◆ WRITTEN INSTRUCTION:
Starting from the top of the material, restate each line exactly until the line that contains "import plotly.graph_objects as go", which is also copied. Pictures are excluded.

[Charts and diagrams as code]
--------------------
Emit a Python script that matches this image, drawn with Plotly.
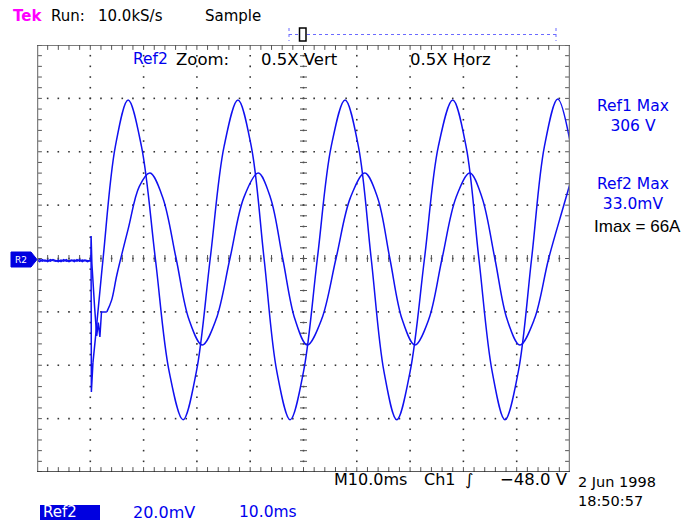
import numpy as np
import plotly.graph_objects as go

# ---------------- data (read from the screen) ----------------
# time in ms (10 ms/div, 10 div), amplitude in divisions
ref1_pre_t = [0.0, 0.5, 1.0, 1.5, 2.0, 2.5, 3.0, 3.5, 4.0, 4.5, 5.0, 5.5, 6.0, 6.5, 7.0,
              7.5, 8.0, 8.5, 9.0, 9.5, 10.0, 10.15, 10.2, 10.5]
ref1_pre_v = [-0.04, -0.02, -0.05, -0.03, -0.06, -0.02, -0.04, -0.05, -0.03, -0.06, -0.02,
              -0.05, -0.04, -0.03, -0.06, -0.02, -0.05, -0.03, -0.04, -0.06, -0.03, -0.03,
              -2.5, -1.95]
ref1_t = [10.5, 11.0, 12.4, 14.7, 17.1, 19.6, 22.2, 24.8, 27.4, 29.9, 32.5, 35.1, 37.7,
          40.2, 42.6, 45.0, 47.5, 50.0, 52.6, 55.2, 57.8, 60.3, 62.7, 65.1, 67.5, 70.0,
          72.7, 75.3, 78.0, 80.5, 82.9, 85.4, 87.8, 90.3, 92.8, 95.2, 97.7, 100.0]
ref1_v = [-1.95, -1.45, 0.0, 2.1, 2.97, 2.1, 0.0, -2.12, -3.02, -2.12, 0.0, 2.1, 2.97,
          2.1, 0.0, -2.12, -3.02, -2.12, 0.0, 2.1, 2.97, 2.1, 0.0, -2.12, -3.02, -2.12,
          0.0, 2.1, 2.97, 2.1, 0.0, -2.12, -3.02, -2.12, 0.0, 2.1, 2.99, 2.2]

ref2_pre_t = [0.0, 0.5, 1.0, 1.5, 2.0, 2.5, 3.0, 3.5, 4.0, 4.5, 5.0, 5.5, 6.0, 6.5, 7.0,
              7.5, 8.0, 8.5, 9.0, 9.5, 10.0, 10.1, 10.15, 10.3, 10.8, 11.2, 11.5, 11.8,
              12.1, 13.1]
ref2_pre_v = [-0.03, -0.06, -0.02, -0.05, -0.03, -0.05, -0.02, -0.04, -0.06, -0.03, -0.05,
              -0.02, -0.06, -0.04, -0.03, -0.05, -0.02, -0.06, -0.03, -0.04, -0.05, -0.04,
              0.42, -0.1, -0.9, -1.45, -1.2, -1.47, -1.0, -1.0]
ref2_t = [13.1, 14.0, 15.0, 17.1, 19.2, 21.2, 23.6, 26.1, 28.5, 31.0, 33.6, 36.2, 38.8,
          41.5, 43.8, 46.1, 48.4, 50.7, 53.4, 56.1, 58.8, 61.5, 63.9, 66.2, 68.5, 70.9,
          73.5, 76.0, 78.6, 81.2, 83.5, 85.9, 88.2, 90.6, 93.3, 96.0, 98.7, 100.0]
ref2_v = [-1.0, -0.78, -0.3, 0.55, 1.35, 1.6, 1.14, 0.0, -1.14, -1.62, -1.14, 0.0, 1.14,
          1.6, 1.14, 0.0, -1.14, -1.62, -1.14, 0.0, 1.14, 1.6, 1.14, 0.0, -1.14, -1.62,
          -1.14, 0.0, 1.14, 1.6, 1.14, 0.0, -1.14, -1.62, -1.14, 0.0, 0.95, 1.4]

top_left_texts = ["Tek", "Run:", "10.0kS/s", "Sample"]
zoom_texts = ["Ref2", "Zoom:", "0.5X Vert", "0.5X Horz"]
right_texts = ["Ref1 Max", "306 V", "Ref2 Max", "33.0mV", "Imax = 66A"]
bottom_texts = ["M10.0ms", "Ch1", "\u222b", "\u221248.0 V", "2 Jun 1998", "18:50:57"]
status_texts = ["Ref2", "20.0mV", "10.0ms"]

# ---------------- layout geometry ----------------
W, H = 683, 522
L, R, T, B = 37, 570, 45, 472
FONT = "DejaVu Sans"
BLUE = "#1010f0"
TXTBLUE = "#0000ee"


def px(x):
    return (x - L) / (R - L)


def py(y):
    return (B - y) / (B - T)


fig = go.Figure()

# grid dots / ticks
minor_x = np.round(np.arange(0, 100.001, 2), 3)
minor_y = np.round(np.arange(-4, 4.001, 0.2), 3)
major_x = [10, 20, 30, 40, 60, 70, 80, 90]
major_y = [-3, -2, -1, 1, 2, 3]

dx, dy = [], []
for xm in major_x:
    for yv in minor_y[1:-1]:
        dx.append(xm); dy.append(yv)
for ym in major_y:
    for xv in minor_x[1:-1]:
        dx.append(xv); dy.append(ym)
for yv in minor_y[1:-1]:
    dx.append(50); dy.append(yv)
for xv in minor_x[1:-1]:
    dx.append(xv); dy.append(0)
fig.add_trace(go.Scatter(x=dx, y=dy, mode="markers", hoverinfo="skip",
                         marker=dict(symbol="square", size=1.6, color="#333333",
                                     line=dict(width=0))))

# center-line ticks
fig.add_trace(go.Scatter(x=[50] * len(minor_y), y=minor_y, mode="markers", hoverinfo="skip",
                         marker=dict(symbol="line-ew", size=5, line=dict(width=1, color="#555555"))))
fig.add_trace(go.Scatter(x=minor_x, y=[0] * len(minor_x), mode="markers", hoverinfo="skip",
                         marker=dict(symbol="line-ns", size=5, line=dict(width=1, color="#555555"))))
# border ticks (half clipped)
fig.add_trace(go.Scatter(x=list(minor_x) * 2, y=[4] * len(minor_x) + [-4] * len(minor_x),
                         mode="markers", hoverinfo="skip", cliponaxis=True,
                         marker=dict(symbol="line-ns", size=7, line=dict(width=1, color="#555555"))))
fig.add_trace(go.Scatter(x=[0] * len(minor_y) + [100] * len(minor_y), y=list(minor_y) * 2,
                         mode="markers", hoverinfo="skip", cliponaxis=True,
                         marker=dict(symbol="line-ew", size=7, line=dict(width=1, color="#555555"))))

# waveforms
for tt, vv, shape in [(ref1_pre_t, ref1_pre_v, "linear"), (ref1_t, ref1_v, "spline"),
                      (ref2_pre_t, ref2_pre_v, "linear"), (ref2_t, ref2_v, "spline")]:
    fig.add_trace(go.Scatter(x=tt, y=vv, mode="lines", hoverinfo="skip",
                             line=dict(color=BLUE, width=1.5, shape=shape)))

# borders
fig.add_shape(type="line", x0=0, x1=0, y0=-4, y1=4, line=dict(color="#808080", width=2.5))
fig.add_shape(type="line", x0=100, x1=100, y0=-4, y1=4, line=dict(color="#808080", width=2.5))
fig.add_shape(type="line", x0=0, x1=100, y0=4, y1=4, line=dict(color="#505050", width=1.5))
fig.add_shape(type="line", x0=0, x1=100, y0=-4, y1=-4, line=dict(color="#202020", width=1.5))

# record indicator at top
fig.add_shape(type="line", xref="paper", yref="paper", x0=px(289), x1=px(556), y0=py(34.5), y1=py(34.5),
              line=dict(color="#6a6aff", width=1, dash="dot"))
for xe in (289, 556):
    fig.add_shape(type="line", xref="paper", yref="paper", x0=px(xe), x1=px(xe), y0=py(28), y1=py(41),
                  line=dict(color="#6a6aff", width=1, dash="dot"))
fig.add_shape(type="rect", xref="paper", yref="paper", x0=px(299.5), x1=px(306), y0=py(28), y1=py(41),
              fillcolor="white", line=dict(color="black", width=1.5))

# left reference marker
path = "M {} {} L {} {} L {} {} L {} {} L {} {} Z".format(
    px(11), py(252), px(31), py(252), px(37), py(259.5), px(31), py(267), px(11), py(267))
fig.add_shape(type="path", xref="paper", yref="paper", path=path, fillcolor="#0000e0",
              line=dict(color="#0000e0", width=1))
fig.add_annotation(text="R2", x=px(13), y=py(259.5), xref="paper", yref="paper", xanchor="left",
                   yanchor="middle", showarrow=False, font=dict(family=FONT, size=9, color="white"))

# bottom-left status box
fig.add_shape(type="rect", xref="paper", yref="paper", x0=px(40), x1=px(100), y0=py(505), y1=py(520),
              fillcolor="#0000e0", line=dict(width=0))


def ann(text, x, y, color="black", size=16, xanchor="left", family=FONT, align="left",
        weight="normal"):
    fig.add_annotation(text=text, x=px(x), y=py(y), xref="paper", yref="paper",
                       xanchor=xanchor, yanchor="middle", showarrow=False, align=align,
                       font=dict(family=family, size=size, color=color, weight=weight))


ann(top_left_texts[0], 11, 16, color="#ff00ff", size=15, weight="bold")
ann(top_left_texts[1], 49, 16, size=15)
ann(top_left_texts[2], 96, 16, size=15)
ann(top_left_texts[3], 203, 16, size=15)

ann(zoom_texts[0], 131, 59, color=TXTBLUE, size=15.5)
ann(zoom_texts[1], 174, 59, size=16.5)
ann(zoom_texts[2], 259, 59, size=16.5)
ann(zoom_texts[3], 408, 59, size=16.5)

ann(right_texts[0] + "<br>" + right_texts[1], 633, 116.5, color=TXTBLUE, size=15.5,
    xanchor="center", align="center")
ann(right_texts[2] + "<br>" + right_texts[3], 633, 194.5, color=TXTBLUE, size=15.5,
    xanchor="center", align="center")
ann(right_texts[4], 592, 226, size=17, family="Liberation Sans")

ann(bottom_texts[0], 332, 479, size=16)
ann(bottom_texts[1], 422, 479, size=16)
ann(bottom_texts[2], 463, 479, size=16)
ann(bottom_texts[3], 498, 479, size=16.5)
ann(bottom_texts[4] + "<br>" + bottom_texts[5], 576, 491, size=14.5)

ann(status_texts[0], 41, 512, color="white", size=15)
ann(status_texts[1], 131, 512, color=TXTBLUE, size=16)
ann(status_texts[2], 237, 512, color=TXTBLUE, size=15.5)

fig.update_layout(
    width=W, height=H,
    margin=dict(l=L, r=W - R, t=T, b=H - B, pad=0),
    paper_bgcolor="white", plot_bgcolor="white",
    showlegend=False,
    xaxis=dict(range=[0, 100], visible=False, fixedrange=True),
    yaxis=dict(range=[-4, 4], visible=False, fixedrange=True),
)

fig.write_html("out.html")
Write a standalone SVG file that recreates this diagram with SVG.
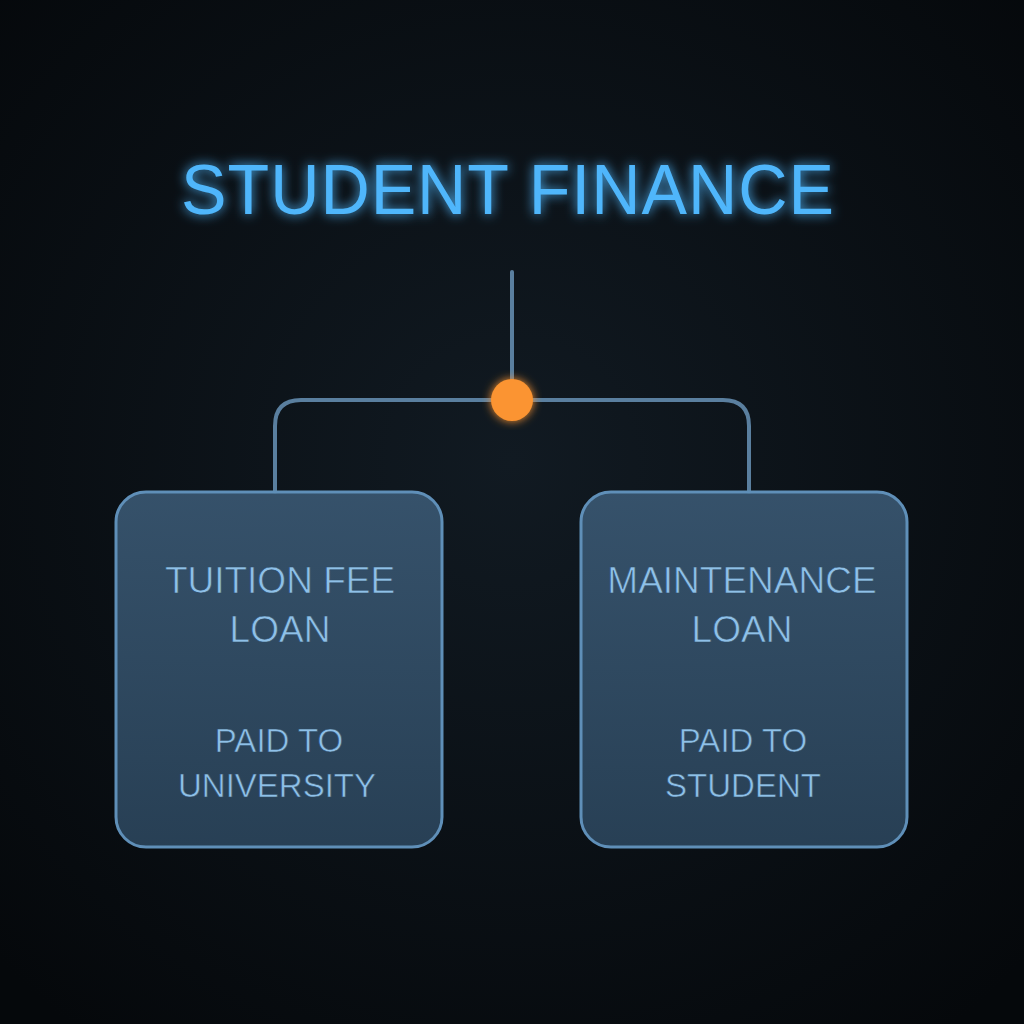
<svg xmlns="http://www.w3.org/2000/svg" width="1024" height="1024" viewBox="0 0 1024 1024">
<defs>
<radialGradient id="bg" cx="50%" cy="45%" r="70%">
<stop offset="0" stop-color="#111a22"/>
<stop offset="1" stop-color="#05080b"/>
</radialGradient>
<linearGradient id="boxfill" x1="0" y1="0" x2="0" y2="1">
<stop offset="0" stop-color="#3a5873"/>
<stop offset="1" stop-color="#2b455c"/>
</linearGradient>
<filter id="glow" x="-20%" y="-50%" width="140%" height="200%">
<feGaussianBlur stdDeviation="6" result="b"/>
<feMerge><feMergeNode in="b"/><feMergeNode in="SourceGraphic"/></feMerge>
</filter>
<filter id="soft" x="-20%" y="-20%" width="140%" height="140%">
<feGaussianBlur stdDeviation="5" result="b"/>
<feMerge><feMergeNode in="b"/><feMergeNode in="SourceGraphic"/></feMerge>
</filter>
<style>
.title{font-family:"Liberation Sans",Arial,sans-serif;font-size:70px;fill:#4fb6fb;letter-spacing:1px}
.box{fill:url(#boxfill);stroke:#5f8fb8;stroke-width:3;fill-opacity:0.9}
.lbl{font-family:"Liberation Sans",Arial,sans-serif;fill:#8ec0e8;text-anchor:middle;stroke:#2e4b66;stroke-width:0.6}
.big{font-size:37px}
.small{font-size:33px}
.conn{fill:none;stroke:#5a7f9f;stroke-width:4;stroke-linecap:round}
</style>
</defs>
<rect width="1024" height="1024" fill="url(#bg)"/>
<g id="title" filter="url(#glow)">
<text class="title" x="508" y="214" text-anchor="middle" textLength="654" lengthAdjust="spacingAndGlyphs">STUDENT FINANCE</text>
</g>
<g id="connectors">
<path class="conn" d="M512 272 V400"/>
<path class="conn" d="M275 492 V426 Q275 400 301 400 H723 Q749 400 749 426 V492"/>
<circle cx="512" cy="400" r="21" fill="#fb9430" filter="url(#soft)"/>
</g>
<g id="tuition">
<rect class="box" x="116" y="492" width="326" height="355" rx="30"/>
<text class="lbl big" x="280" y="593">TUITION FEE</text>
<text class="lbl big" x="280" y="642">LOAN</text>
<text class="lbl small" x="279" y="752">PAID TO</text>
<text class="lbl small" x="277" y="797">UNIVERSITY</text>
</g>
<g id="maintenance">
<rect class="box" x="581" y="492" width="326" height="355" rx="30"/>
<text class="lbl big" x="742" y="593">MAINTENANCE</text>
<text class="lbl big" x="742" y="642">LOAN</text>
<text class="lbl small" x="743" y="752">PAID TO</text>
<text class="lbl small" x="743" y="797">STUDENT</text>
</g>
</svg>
--------------------
◆ ANSWER TO THIS EXERCISE:
Emit a Python script that matches this image, drawn with Plotly.
import numpy as np
import plotly.graph_objects as go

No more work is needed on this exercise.